At the film's outset, Gotham's criminal families are in severe crisis. Batman has decimated their operations to the point where crime bosses are forced to store their money in a Chinese bank controlled by accountant Lau, who has moved the funds outside American jurisdiction to protect them. Cornered, the mobsters hold a meeting where they receive an unexpected visit from a man known only as the Joker. This character, whose true name and origins remain entirely unknown throughout the film, proposes that the criminal leaders pay him half their money in exchange for killing Batman. The mobsters initially reject the offer with contempt, but the Joker warns them that without eliminating Batman, there is no future for any of them.

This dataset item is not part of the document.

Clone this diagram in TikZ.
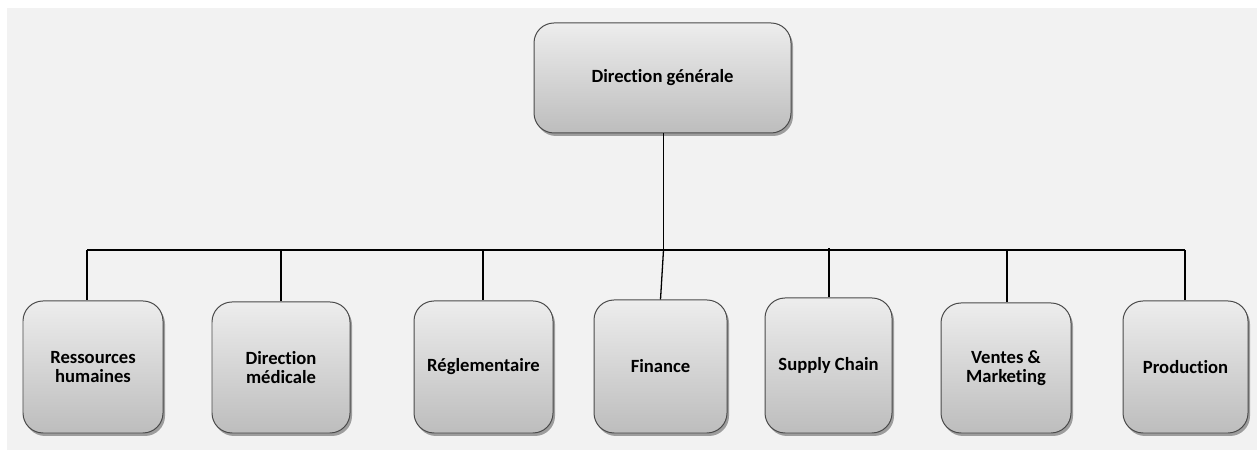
\documentclass[tikz,border=0pt]{standalone}
\usepackage{fontspec}
\setmainfont{Carlito}[Ligatures=NoCommon]
\usetikzlibrary{shadows,positioning}
\definecolor{bggrey}{HTML}{F2F2F2}
\definecolor{boxtop}{HTML}{EDEDED}
\definecolor{boxbot}{HTML}{BDBDBD}
\definecolor{boxline}{HTML}{4A4A4A}
\tikzset{
  orgbox/.style={draw=boxline, line width=1pt, rounded corners=20bp,
    top color=boxtop, bottom color=boxbot, align=center,
    font=\fontsize{18.7}{19}\selectfont\bfseries, text=black,
    inner sep=0pt,
    drop shadow={shadow xshift=2bp, shadow yshift=-3bp, opacity=0.35, fill=black}},
  link/.style={draw=black, line width=1.3pt}
}
\begin{document}
\begin{tikzpicture}[x=1bp,y=-1bp]
\useasboundingbox (0,0) rectangle (1258,450);
\fill[white] (0,0) rectangle (1258,450);
\fill[bggrey] (7,8) rectangle (1257,450);
% top box
\node[orgbox, minimum width=257bp, minimum height=110bp] (dg) at (662.5,78) {\raisebox{1bp}{Direction générale}};
% bottom boxes
\node[orgbox, minimum width=140bp, minimum height=132bp] (rh) at (93,367) {Ressources\\humaines};
\node[orgbox, minimum width=138bp, minimum height=131bp] (dm) at (281,367.5) {Direction\\médicale};
\node[orgbox, minimum width=139bp, minimum height=132bp] (reg) at (483.5,367) {\raisebox{-2bp}{Réglementaire}};
\node[orgbox, minimum width=133bp, minimum height=133bp] (fin) at (660.5,366.5) {Finance};
\node[orgbox, minimum width=127bp, minimum height=135bp] (sc) at (828.5,365.5) {\raisebox{1bp}{Supply Chain}};
\node[orgbox, minimum width=130bp, minimum height=130bp] (vm) at (1006,368) {Ventes \&\\Marketing};
\node[orgbox, minimum width=125bp, minimum height=132bp] (prod) at (1185.5,367) {Production};
% connectors
\coordinate (busL) at (87,250);
\coordinate (busR) at (1185,250);
\coordinate (busC) at (663.5,250);
\draw[link] (dg.south -| busC) -- (busC);
\draw[link] (busL) -- (busR);
\draw[link] (busL) -- (busL |- rh.north);
\draw[link] (281,250) -- (281,0 |- dm.north);
\draw[link] (483,250) -- (483,0 |- reg.north);
\draw[link] (busC) -- (fin.north);
\draw[link] (829,248) -- (829,0 |- sc.north);
\draw[link] (1007,250) -- (1007,0 |- vm.north);
\draw[link] (busR) -- (busR |- prod.north);
\end{tikzpicture}
\end{document}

Harvey Dent, for his part, is introduced as the symbol of legitimate hope that Gotham needs: an upright, charismatic, and courageous prosecutor, dubbed by the press as the city's "white knight." Dent is in a romantic relationship with Rachel Dawes, an attorney for the Department of Justice and a longtime close friend of Bruce Wayne, for whom Bruce harbors unresolved romantic feelings. Bruce Wayne considers the possibility that Harvey Dent could become Gotham's true protector, which would allow him to retire from his life as Batman and build a normal existence alongside Rachel.
The Joker as the Catalyst for Chaos
The true inciting incident that fractures the established equilibrium is the Joker's definitive emergence onto Gotham's criminal scene. After stealing the mobsters' money—with the help of his own accomplices, whom he eliminates during the heist to avoid sharing the spoils—and forcing Batman to travel to Hong Kong to bring Lau back, the Joker convinces the crime bosses to collaborate with him. From that point on, he assumes a role that transcends that of a conventional criminal: his stated objective is not money or power, but rather a demonstration that the social order is a fragile illusion and that anyone can be pushed toward chaos under sufficient pressure.

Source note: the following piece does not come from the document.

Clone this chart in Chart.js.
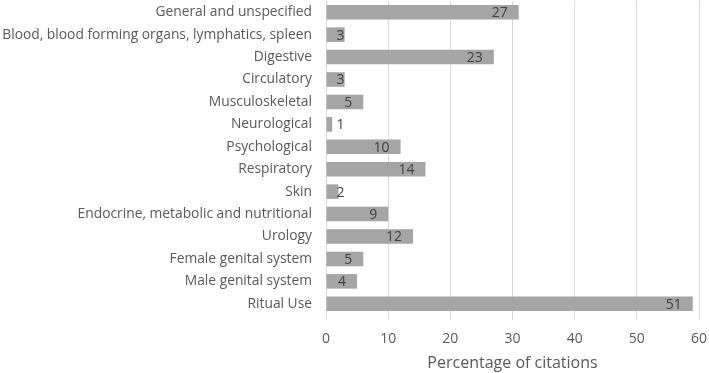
<!DOCTYPE html>
<html>
<head>
<meta charset="utf-8">
<script src="https://cdn.jsdelivr.net/npm/chart.js@4"></script>
<style>
  html, body { margin: 0; padding: 0; background: #fff; }
  #wrap { width: 709px; height: 373px; }
</style>
</head>
<body>
<div id="wrap"><canvas id="chart"></canvas></div>
<script>
const categories = [
    "General and unspecified",
    "Blood, blood forming organs, lymphatics, spleen",
    "Digestive",
    "Circulatory",
    "Musculoskeletal",
    "Neurological",
    "Psychological",
    "Respiratory",
    "Skin",
    "Endocrine, metabolic and nutritional",
    "Urology",
    "Female genital system",
    "Male genital system",
    "Ritual Use"
];
// bar length = percentage of citations
const percentages = [31, 3, 27, 3, 6, 1, 12, 16, 2, 10, 14, 6, 5, 59];
// number printed on each bar = citation count
const counts = [27, 3, 23, 3, 5, 1, 10, 14, 2, 9, 12, 5, 4, 51];
const xTicks = [0, 10, 20, 30, 40, 50, 60];

const FONT = "'Open Sans', 'Noto Sans', sans-serif";

// count labels at the inside end of each bar
const countLabels = {
    id: "countLabels",
    afterDatasetsDraw(chart) {
        const c = chart.ctx;
        const meta = chart.getDatasetMeta(0);
        c.save();
        c.font = "14px " + FONT;
        c.fillStyle = "#404040";
        c.textBaseline = "middle";
        c.textAlign = "left";
        meta.data.forEach((bar, i) => {
            const txt = String(counts[i]);
            const w = c.measureText(txt).width;
            const x = Math.max(bar.x - 11 - w, bar.base + 10);
            c.fillText(txt, x, bar.y + 1);
        });
        c.restore();
    }
};

new Chart(document.getElementById("chart"), {
    type: "bar",
    data: {
        labels: categories,
        datasets: [{
            data: percentages,
            backgroundColor: "#a5a5a5",
            borderWidth: 0,
            barPercentage: 0.65,
            categoryPercentage: 1
        }]
    },
    options: {
        indexAxis: "y",
        responsive: true,
        maintainAspectRatio: false,
        animation: false,
        layout: { padding: { top: 1, right: 10, bottom: 0, left: 0 } },
        plugins: {
            legend: { display: false },
            tooltip: { enabled: false }
        },
        scales: {
            x: {
                min: 0,
                max: 60,
                afterBuildTicks: s => { s.ticks = xTicks.map(v => ({ value: v })); },
                grid: { color: "#d9d9d9", tickLength: 5, drawTicks: true },
                border: { display: false },
                ticks: { color: "#595959", font: { family: FONT, size: 14 }, padding: 11 },
                title: {
                    display: true,
                    text: "Percentage of citations",
                    color: "#595959",
                    font: { family: FONT, size: 16 },
                    padding: { top: 2, bottom: 0 }
                },
                afterFit: s => {
                    s.height = 58;
                    s.paddingLeft = 0;
                    s.paddingRight = 0;
                }
            },
            y: {
                grid: { display: false, drawTicks: false },
                border: { display: true, color: "#d9d9d9" },
                ticks: { color: "#595959", font: { family: FONT, size: 13.8 }, padding: 14, autoSkip: false },
                afterFit: s => {
                    s.width = 326;
                    s.paddingTop = 0;
                    s.paddingBottom = 0;
                }
            }
        }
    },
    plugins: [countLabels]
});
</script>
</body>
</html>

The Joker has no verifiable past. Throughout the film he offers different, contradictory accounts of the origin of his scars, reinforcing his nature as an agent of pure chaos, with no rational motivations or negotiable objectives. This characteristic makes him a radically different antagonist from the criminals Batman has dealt with up to that point: it is impossible to negotiate with him, anticipate his moves, or apply the usual rules of organized crime.
The Joker issues a series of public ultimatums to Gotham: he announces that every day Batman does not reveal his identity, someone will die. This sets off an escalating wave of violence that includes the murder of officials, police officers, and public figures, placing the entire city before an impossible moral dilemma. The film's central conflict is established at this point: Batman must decide how far he can continue operating under his own principles—above all his absolute refusal to kill—against an enemy who uses that very moral restriction as a weapon.
Gordon, Dent, and Wayne represent three distinct responses to this threat. Gordon embodies institutional loyalty and faith in the system, albeit with an awareness of its limits. Dent represents the conviction that the law can defeat crime without the need for extrajudicial methods, though his faith in justice will be subjected to extreme pressure. Bruce Wayne, by contrast, holds a more ambiguous position: he operates outside the law but according to a rigid ethical code, and the Joker's arrival will test the viability of that code in a landscape where the rules of the game have changed entirely.
From its opening, the film poses a question that underpins the entire narrative: can a society maintain its moral principles when it faces someone willing to destroy everything, precisely because he knows those principles are the only real limit his enemies have?